Travelers has also been steadily working on the claims side, an effort that has seen 50 staff members work from home on a full-time basis. Reflecting on his favoured business model, he says: "I prefer the notion of a swarm to a notion of a battleship. Investment in big inflexible bits of infrastructure is not something we have done. I believe if you are being attacked by a tank it is easy to repel but if by a swarm of bees it is too much. The more you create large infrastructure, the more it develops its own agenda. We want to retain a unified sense of culture and strategy but that is impaired when you build infrastructure that employees feel more loyalty to than the whole of the business."

Despite the rebrand, there will be no dramatic change in Travelers' direction in 2008, on which Hudson expounds: "2007 was a rich year from a product development point of view. We released marine industries, media and entertainment and our Xpress online covers. We also recruited a team for property insurance for power and utilities.

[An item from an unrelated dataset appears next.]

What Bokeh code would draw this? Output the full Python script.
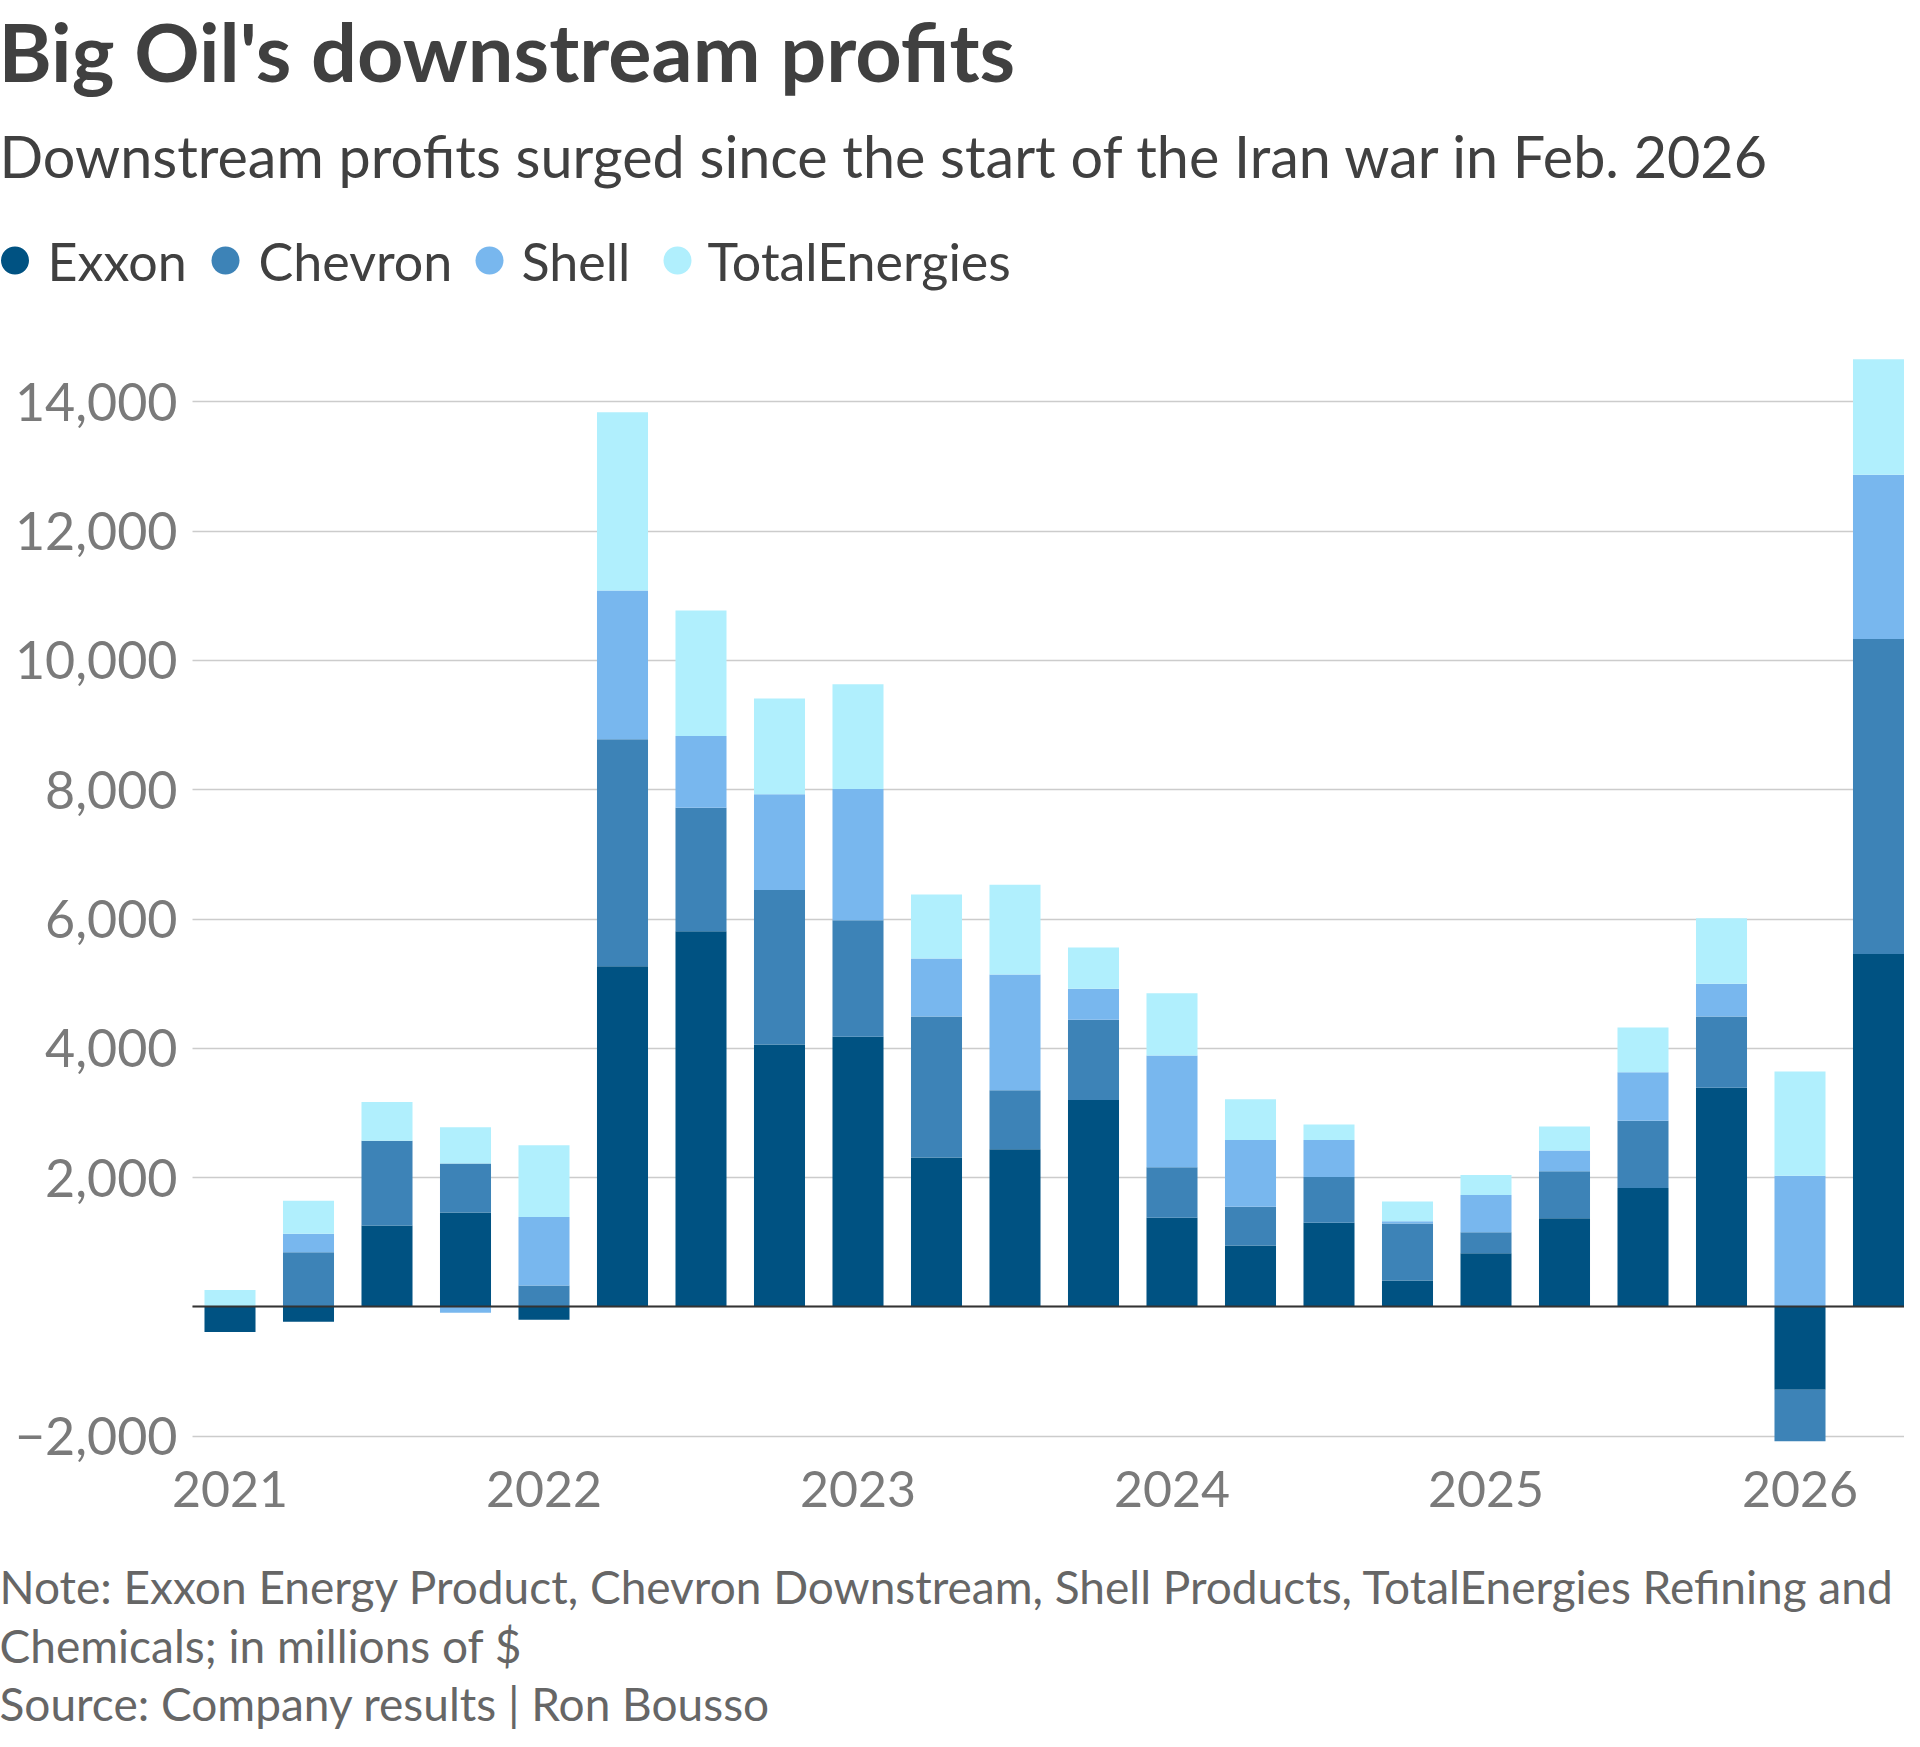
from bokeh.plotting import figure
from bokeh.models import (Range1d, FixedTicker, Label, ColumnDataSource,
                          LinearAxis)
from bokeh.embed import file_html
from bokeh.resources import INLINE

# ---------------- data (US$ millions) ----------------
quarters = ["Q1 2021", "Q2 2021", "Q3 2021", "Q4 2021",
            "Q1 2022", "Q2 2022", "Q3 2022", "Q4 2022",
            "Q1 2023", "Q2 2023", "Q3 2023", "Q4 2023",
            "Q1 2024", "Q2 2024", "Q3 2024", "Q4 2024",
            "Q1 2025", "Q2 2025", "Q3 2025", "Q4 2025",
            "Q1 2026", "Q2 2026"]
series = ["Exxon", "Chevron", "Shell", "TotalEnergies"]
exxon = [-390, -230, 1260, 1460, -200, 5270, 5810, 4060, 4180, 2310, 2440,
         3200, 1380, 950, 1300, 410, 830, 1370, 1840, 3390, -1280, 5460]
chevron = [0, 845, 1310, 760, 330, 3510, 1910, 2390, 1800, 2180, 910,
           1240, 780, 600, 710, 880, 325, 730, 1040, 1100, -800, 4870]
shell = [0, 285, 0, -90, 1060, 2300, 1110, 1480, 2030, 900, 1790,
         480, 1730, 1030, 570, 35, 575, 320, 750, 510, 2030, 2540]
total = [260, 510, 600, 560, 1110, 2760, 1940, 1480, 1620, 990, 1390,
         640, 960, 630, 240, 305, 310, 370, 690, 1010, 1610, 1790]
colors = ["#005282", "#3d83b7", "#78b7ee", "#b0effd"]

y_ticks = [-2000, 0, 2000, 4000, 6000, 8000, 10000, 12000, 14000]
y_tick_labels = ["\u22122,000", "", "2,000", "4,000", "6,000", "8,000",
                 "10,000", "12,000", "14,000"]
year_labels = ["2021", "2022", "2023", "2024", "2025", "2026"]

title = "Big Oil's downstream profits"
subtitle = "Downstream profits surged since the start of the Iran war in Feb. 2026"
note1 = "Note: Exxon Energy Product, Chevron Downstream, Shell Products, TotalEnergies Refining and"
note2 = "Chemicals; in millions of $"
source = "Source: Company results | Ron Bousso"

# ---------------- layout constants (pixels) ----------------
FONT = "Lato"
W, H = 1904, 1731
PLOT_L, PLOT_R = 192, 1904     # gridline extent
BAR0_X, STEP = 229.5, 78.5     # pixel centre of first bar, bar spacing
ZERO_Y, PX_PER_UNIT = 1306.4, 0.06465   # pixel of value 0, px per $1m
AXIS_Y = 1450                  # pixel row where the year labels hang

x_start = -BAR0_X / STEP
x_end = (W - BAR0_X) / STEP
y_end = ZERO_Y / PX_PER_UNIT
y_start = -(H - ZERO_Y) / PX_PER_UNIT

p = figure(width=W, height=H, output_backend="svg", toolbar_location=None,
           title=None, x_range=Range1d(x_start, x_end),
           y_range=Range1d(y_start, y_end),
           x_axis_location=None, y_axis_location=None,
           min_border=0, min_border_left=0, min_border_right=0,
           min_border_top=0, min_border_bottom=0)
p.outline_line_color = None
p.grid.visible = False
p.background_fill_color = "white"
p.border_fill_color = "white"
p.extra_x_ranges = {"px": Range1d(0, W)}
p.extra_y_ranges = {"px": Range1d(H, 0)}

# ---------------- bars ----------------
values = [exxon, chevron, shell, total]
data = {"x": list(range(len(quarters))), "q": quarters}
pos_keys, neg_keys = [], []
for name, vals in zip(series, values):
    data["pos_" + name] = [max(v, 0) for v in vals]
    data["neg_" + name] = [min(v, 0) for v in vals]
    pos_keys.append("pos_" + name)
    neg_keys.append("neg_" + name)
src = ColumnDataSource(data)

p.vbar_stack(pos_keys, x="x", width=0.65, color=colors, source=src, line_width=0)
p.vbar_stack(neg_keys, x="x", width=0.65, color=colors, source=src, line_width=0)

# ---------------- axes ----------------
grid_x = (PLOT_L - BAR0_X) / STEP
yaxis = LinearAxis(ticker=FixedTicker(ticks=y_ticks), fixed_location=grid_x,
                   major_label_overrides=dict(zip(y_ticks, y_tick_labels)),
                   axis_line_color=None, minor_tick_line_color=None,
                   major_tick_in=PLOT_R - PLOT_L, major_tick_out=0,
                   major_tick_line_color="#cccccc", major_tick_line_width=1.5,
                   major_label_text_font=FONT, major_label_text_font_size="52px",
                   major_label_text_color="#7a7a7a", major_label_standoff=15,
                   level="underlay")
p.add_layout(yaxis, "left")

year_pos = [quarters.index("Q1 " + y) for y in year_labels]
xaxis = LinearAxis(ticker=FixedTicker(ticks=year_pos),
                   fixed_location=-(AXIS_Y - ZERO_Y) / PX_PER_UNIT,
                   major_label_overrides=dict(zip(year_pos, year_labels)),
                   axis_line_color=None, major_tick_line_color=None,
                   minor_tick_line_color=None,
                   major_label_text_font=FONT, major_label_text_font_size="50px",
                   major_label_text_color="#7a7a7a", major_label_standoff=14)
p.add_layout(xaxis, "below")

# zero baseline (axis line at value 0)
base = LinearAxis(ticker=FixedTicker(ticks=[]), fixed_location=0,
                  bounds=(grid_x, x_end), axis_line_color="#333333",
                  axis_line_width=2, major_tick_line_color=None,
                  minor_tick_line_color=None, major_label_text_alpha=0,
                  level="overlay")
p.add_layout(base, "below")


# ---------------- texts (pixel coordinates of the baseline) ----------------
def add_text(txt, x, y, size, color, style="normal"):
    # the rendered baseline sits ~0.4 em below the anchor; compensate
    p.add_layout(Label(x=x, y=y - 0.4 * size, x_range_name="px", y_range_name="px",
                       text=txt, text_font=FONT, text_font_size=f"{size}px",
                       text_color=color, text_font_style=style,
                       text_baseline="alphabetic"))


add_text(title, -2, 82, 81, "#404040", style="bold")
add_text(subtitle, -1, 178, 57.5, "#404040")

legend_dot_x = [14.5, 225, 489, 677]
legend_text_x = [47, 258, 521, 707]
p.scatter(x=legend_dot_x, y=[260] * 4, size=28, marker="circle",
          color=colors, line_width=0, x_range_name="px", y_range_name="px")
for name, tx in zip(series, legend_text_x):
    add_text(name, tx, 281, 52, "#404040")

add_text(note1, -1, 1604, 46, "#666666")
add_text(note2, -1, 1663, 46, "#666666")
add_text(source, -1, 1721, 46, "#666666")

open("out.html", "w").write(file_html(p, INLINE))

"The next step in building the footprint is to continue to build our products and relationships, keeping the momentum going. We have a growing appetite for general commercial business and are upbeat about our new red umbrella. The market will bring us whatever the market brings us but I am confident, whatever it is, we have the resources to be successful regardless of cycle."

MARTIN HUDSON BIOGRAPHY

Martin Hudson started work at a Lloyd's syndicate in 1977, moving to the St Katherine Insurance Company in 1980 which was subsequently acquired by St Paul Fire & Marine in 1988.

Between 1977 and 1990 his main area of activity was liability insurance and reinsurance in North America.

In 1990, St Paul entered the UK business-to-business insurance market and Hudson was one of the early founders of a new greenfield operation. He conducted the firm's new product research, development and launch programme until 1995, then going on to lead the company's growth to its current level of over £230m of gross written premium.

Hudson was appointed chief executive officer of the company's Lloyd's operation in 2002.